The Trump administration’s focus on enhancing “Buy American” requirements in federal procurement took a leap forward on July 15, 2019, with the issuance of an Executive Order (EO) on Maximizing Use of American-Made Goods, Products, and Materials. Unlike the administration’s previous executive orders – Executive Order 13788 of April 18, 2017 (Buy American and Hire American) and Executive Order 13858 of January 31, 2019 (Strengthening Buy American Preferences for Infrastructure Projects), this EO contains instructions to the FAR Council to change regulations that have been in place since the Eisenhower administration, tightening restrictions on acquiring foreign end products.  In particular, the EO makes dramatic changes to the domestic origin requirements for iron and steel products.

The EO dictates that, within 180 days of the date of the order, the FAR Council is to consider proposing for notice and public comment amendments to Buy American Act FAR provisions that:

  • Provide that materials shall be considered to be of foreign origin if:
    • For iron and steel end products, the cost of foreign iron and steel used in such iron and steel end products constitutes 5% or more of the cost of all the products used in such iron and steel end products; or
    • For all other end products, the cost of the foreign products used in such end products constitutes 45% or more of the cost of all the products used in such end products.

Current regulations allow for a domestic origin determination as long as the cost of domestic components used in products subject to the Buy American Act are 50% or more of the cost of all the components used in the products. (For commercial off-the-shelf items (COTS) items, the components test is not used; domestic manufacturing is the only requirement.) The new requirement suggested by the EO applicable to all end products (presumably other than COTS items) increases the 50% threshold to 55%. With respect to “iron and steel end products,” the product will be deemed to be of foreign origin unless 95% of the iron and steel components used in the composition of the end products are of domestic origin.

  • Modify the premium applied to prices proposed by offerors in the evaluation of proposals submitted in competitive procurements where the offeror identifies products to be supplied are of foreign origin to:
    • 20% for foreign end product included in offers from other than small businesses; and
    • 30% for foreign end products included in offers from small businesses.

Current regulations use, respectively, a 6% and 12% premium for offers from other than small businesses and small business when a foreign end product is proposed. (Note that the Department of Defense (DoD) employs a 50% premium in the evaluation of offers which disclose the supply of foreign end products.)

The EO also directs the Secretary of Commerce and the Director of OMB to submit a report to the President on “any other changes to the FAR that the FAR Council should consider in order to better enforce the Buy American Act[.]”

The EO has no immediate effect on current acquisitions and depends on the establishment of a final rule (after notice and the review of comments on a proposed rule) by the FAR Council. If these changes are implemented, however, it will have significant consequences for many contractors. Contractors subject to the Buy American Act that rely on foreign suppliers for first-tier components will need to rethink their supply chain sources, especially those contractors that supply iron and steel end products. It is impossible to predict how abruptly this change will take effect; the EO contains no guidance as to how the new requirements are to be implemented, such as whether there would be a phase-in or grace period for compliance.

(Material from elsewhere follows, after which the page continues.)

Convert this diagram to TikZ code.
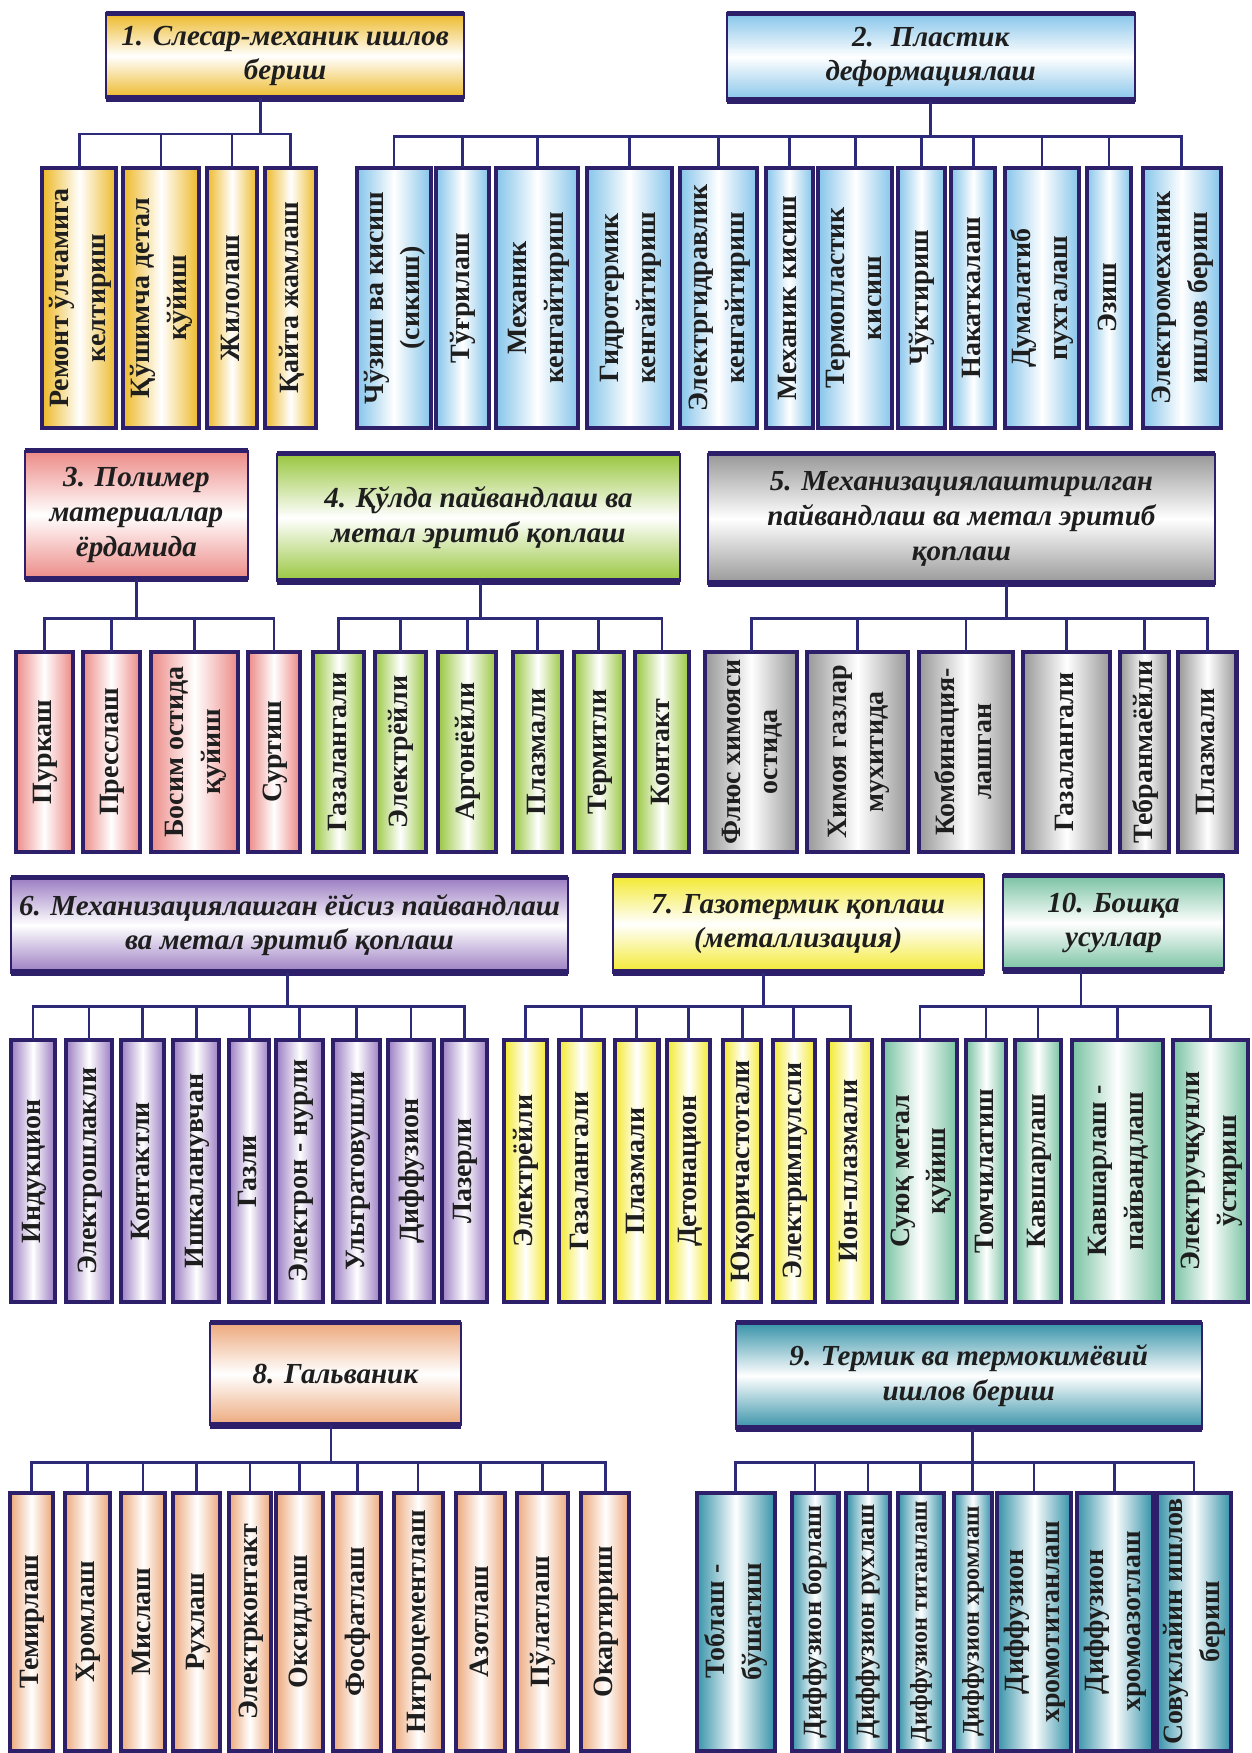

In addition to ignoring the question of implementation, it also ignores the need for clearly defined terms critical to Buy American Act compliance. For example, the EO does not identify whether the changed requirements would apply to “domestic construction material” as well as “domestic end products,” which are defined differently under the existing regulations and are subject to different tests for “domesticity.” The EO also fails to define “iron and steel end products,” leaving vague the categories of products to which the enhanced 95% requirement will apply, and further confuses the matter by creating a subcategory of “products used in…iron and steel end products.” If left undefined, these ambiguities are sure to tie contractors and contracting officers up in knots.

Nevertheless, the administration’s direction is clear, and it will be up to the FAR Council to fill in these gaps. Contractors that suspect pricing strategies may be affected by these proposals should consult with counsel and consider participating in the comment period following any notice of proposed rulemaking by the FAR Council. The FAR Council should be receptive to any comments that indicate that the proposed rule may result in marked price increases to the U.S. Government and disruptions to the supply of products currently relied upon by Government agencies.

Finally, contractors must be mindful that the Buy American Act is simply one of the many domestic origin requirements and conditions imposed on federal contractors, and its applicability varies depending on whether the solicitation is from DoD or civilian agencies. Despite the appearance of the clause in solicitations, contracts, and subcontracts, it is often not applicable and/or is supplanted by other domestic origin requirements such as those found in the Trade Agreements Act, the various transportation-related Buy America Acts, the Berry Amendment, and the “specialty metals” clause. Caution! We can think of no better example of an area of government contract law where “figure it out on your own” is NOT the best course. Seek counsel early and often. In the meantime, we will continue to provide updates to this blog as the impact of the EO becomes clearer.